Caitlin McEwan Will Return to Edinburgh Fringe With TWO LITTLE PIGS
The absurdist two-hander will play at the Fringe, exploring hypermasculinity through a darkly comic lens.
Edinburgh-born actor, writer and former winner of the Charlie Hartill Fund, Caitlin McEwan will return to the Edinburgh Fringe with Two Little Pigs, a dark and absurdist two-hander that spotlights the seductive pull of hypermasculinity and the dangers it poses to women and men.
Following a young man whose worldview has become corrupted by resentment towards the women in his life (and beyond) who have power over him, and insecurity around his inability to find his role and how to be needed as a man in the modern world, the play interrogates the allure of rigid ideas and rules when it comes to gender roles and what happens when those beliefs collide with a female talking pig! Sharp, surreal, wickedly funny and unexpectedly moving, the play places a harsh spotlight on society's responsibility for the male loneliness epidemic and those (particularly women) caught in its clutches, without letting men absolve themselves of their own toxic behaviour.
When Mark's long-term girlfriend leaves him following his descent into Andrew Tate rhetoric and protein-obsessed alpha-male thinking, he adopts a pet pig - something he can control, something uncomplicated. Dumped, in denial, and desperate, Mark is seeking easy companionship. But Pig, played by the same actor as his ex-girlfriend, has other ideas. And so, Mark finds himself living with a walking, talking hog obsessed with feminist literature and determined to dismantle his worldview one argument at a time.
Raised on a progressive all-female farm and armed with half-understood feminist theory, Pig has developed a taste for Simone de Beauvoir's The Second Sex (despite her obvious lack of opposable thumbs) and ecstatic dance and seeks to challenge Mark's ideology at every possible opportunity. What follows is a turbulent and unexpectedly moving relationship: Mark attempts to impose his ideas about masculinity, power and traditional gender roles onto Pig; she pushes him to reconsider how he relates to women and vulnerability and what he feels the world owes him. As their chaotic bond deepens, the play blurs the line between human and animal. Pig reluctantly begins to recognise the source of Mark's confusion, anger and disconnection whilst Mark unwillingly realises that the myth of male superiority only leads to more pain and isolation. Radical compassion and empathy might just unite these two polar-opposite figures after all…but just as a truce seems possible, the play shatteringly questions whether hope can really survive against man's basest animal instincts.
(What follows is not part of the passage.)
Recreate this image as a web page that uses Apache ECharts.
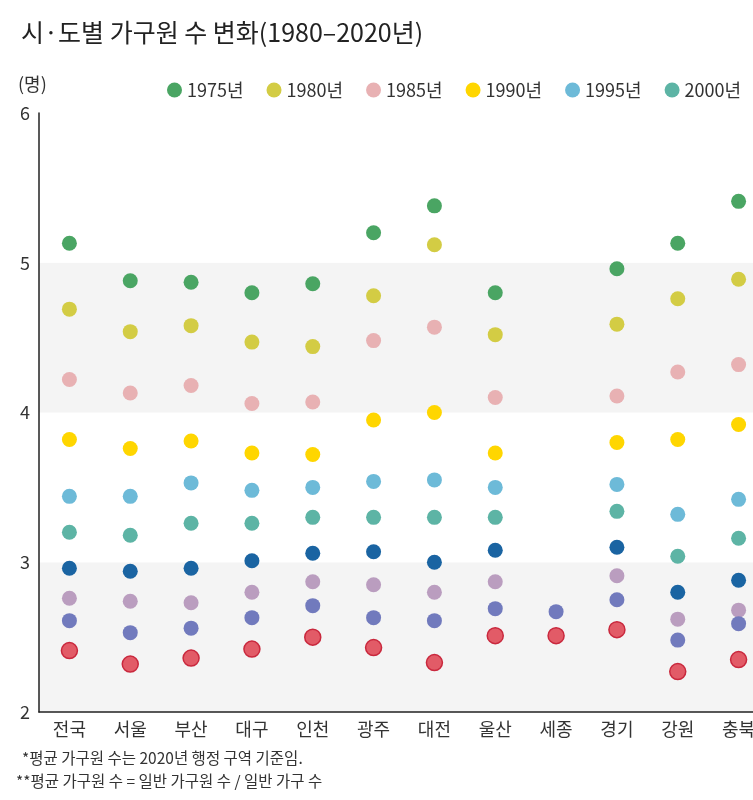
<!DOCTYPE html>
<html>
<head>
<meta charset="utf-8">
<script src="https://cdn.jsdelivr.net/npm/echarts@6/dist/echarts.min.js"></script>
<style>
  html, body { margin: 0; padding: 0; background: #fff; overflow: hidden; }
  /* canvas is a little wider than the page, so the last column runs off the right edge */
  #chart { width: 772px; height: 800px; }
</style>
</head>
<body>
<div id="chart"></div>
<script>
// Regions (시·도)
const regions = ['전국', '서울', '부산', '대구', '인천', '광주', '대전', '울산', '세종', '경기', '강원', '충북'];

// Average household size per year, one array per survey year ('-' = no data)
const y1975 = [5.13, 4.88, 4.87, 4.80, 4.86, 5.20, 5.38, 4.80, '-', 4.96, 5.13, 5.41];
const y1980 = [4.69, 4.54, 4.58, 4.47, 4.44, 4.78, 5.12, 4.52, '-', 4.59, 4.76, 4.89];
const y1985 = [4.22, 4.13, 4.18, 4.06, 4.07, 4.48, 4.57, 4.10, '-', 4.11, 4.27, 4.32];
const y1990 = [3.82, 3.76, 3.81, 3.73, 3.72, 3.95, 4.00, 3.73, '-', 3.80, 3.82, 3.92];
const y1995 = [3.44, 3.44, 3.53, 3.48, 3.50, 3.54, 3.55, 3.50, '-', 3.52, 3.32, 3.42];
const y2000 = [3.20, 3.18, 3.26, 3.26, 3.30, 3.30, 3.30, 3.30, '-', 3.34, 3.04, 3.16];
const y2005 = [2.96, 2.94, 2.96, 3.01, 3.06, 3.07, 3.00, 3.08, '-', 3.10, 2.80, 2.88];
const y2010 = [2.76, 2.74, 2.73, 2.80, 2.87, 2.85, 2.80, 2.87, '-', 2.91, 2.62, 2.68];
const y2015 = [2.61, 2.53, 2.56, 2.63, 2.71, 2.63, 2.61, 2.69, 2.67, 2.75, 2.48, 2.59];
const y2020 = [2.41, 2.32, 2.36, 2.42, 2.50, 2.43, 2.33, 2.51, 2.51, 2.55, 2.27, 2.35];

const yearNames = ['1975년', '1980년', '1985년', '1990년', '1995년', '2000년', '2005년', '2010년', '2015년', '2020년'];
const yearValues = [y1975, y1980, y1985, y1990, y1995, y2000, y2005, y2010, y2015, y2020];
const yearColors = ['#4aa563', '#d3cc44', '#e8b1b3', '#ffd600', '#6dbad8', '#5db4a5', '#1a64a2', '#ba9dbf', '#717abd', '#e25b67'];

const yTicks = { min: 2, max: 6, step: 1 };

const FONT = '"Noto Sans CJK KR", "Noto Sans", sans-serif';

const series = yearNames.map((name, i) => ({
  name: name,
  type: 'scatter',
  data: yearValues[i],
  symbol: 'circle',
  symbolSize: i === 9 ? 16 : 15,
  itemStyle: i === 9
    ? { color: yearColors[i], borderColor: '#c9283d', borderWidth: 1.5, opacity: 1 }
    : { color: yearColors[i], opacity: 1 },
  emphasis: { disabled: true },
  z: 3 + i
}));

const chart = echarts.init(document.getElementById('chart'), null, { renderer: 'canvas' });
chart.setOption({
  animation: false,
  backgroundColor: '#ffffff',
  color: yearColors,
  textStyle: { fontFamily: FONT },
  title: {
    text: '시·도별 가구원 수 변화(1980–2020년)',
    left: 16,
    top: 15,
    textStyle: { fontFamily: FONT, fontSize: 25, fontWeight: 'normal', color: '#222' }
  },
  legend: {
    left: 162,
    top: 76,
    width: 1600,
    icon: 'circle',
    itemWidth: 15,
    itemHeight: 15,
    itemGap: 23,
    textStyle: { fontFamily: FONT, fontSize: 18, color: '#333' },
    data: yearNames
  },
  grid: {
    left: 39,
    top: 113,
    width: 730,
    height: 599,
    containLabel: false
  },
  xAxis: {
    type: 'category',
    data: regions,
    boundaryGap: true,
    axisLine: { show: true, lineStyle: { color: '#222', width: 1.5 } },
    axisTick: { show: false },
    axisLabel: { fontFamily: FONT, fontSize: 18, color: '#333', margin: 8 },
    splitLine: { show: false }
  },
  yAxis: {
    type: 'value',
    min: yTicks.min,
    max: yTicks.max,
    interval: yTicks.step,
    axisLine: { show: true, lineStyle: { color: '#222', width: 1.5 } },
    axisTick: { show: false },
    axisLabel: { fontFamily: FONT, fontSize: 18, color: '#333', margin: 9 },
    splitLine: { show: false },
    splitArea: { show: true, areaStyle: { color: ['#f4f4f4', '#ffffff'] } }
  },
  graphic: [
    { type: 'text', left: 18, top: 75, style: { text: '(명)', font: '18px ' + FONT, fill: '#333' } },
    { type: 'text', left: 22, top: 750, style: { text: '*평균 가구원 수는 2020년 행정 구역 기준임.', font: '15.5px ' + FONT, fill: '#333' } },
    { type: 'text', left: 16, top: 773, style: { text: '**평균 가구원 수 = 일반 가구원 수 / 일반 가구 수', font: '15.5px ' + FONT, fill: '#333' } }
  ],
  series: series
});
</script>
</body>
</html>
Bold, surreal and politically sharp, Two Little Pigs speaks directly to some of the most urgent cultural conversations of the moment: the rise of the manosphere, male loneliness and the women who are too often the victims of something they had no hand in creating. Told through a sharply comic female perspective, the play explores the seductive pull of certainty and binary thinking in an unstable and nuanced world, what men are really searching for in their quest to prove superiority, and who is expected to continually pick up the pieces and suffer the consequences when these constructed worldviews of male domination inevitably crumble.
Two Little Pigs performs 5th to 30th August (not 17th and 24th) at Pleasance Courtyard's The Green at 19:45.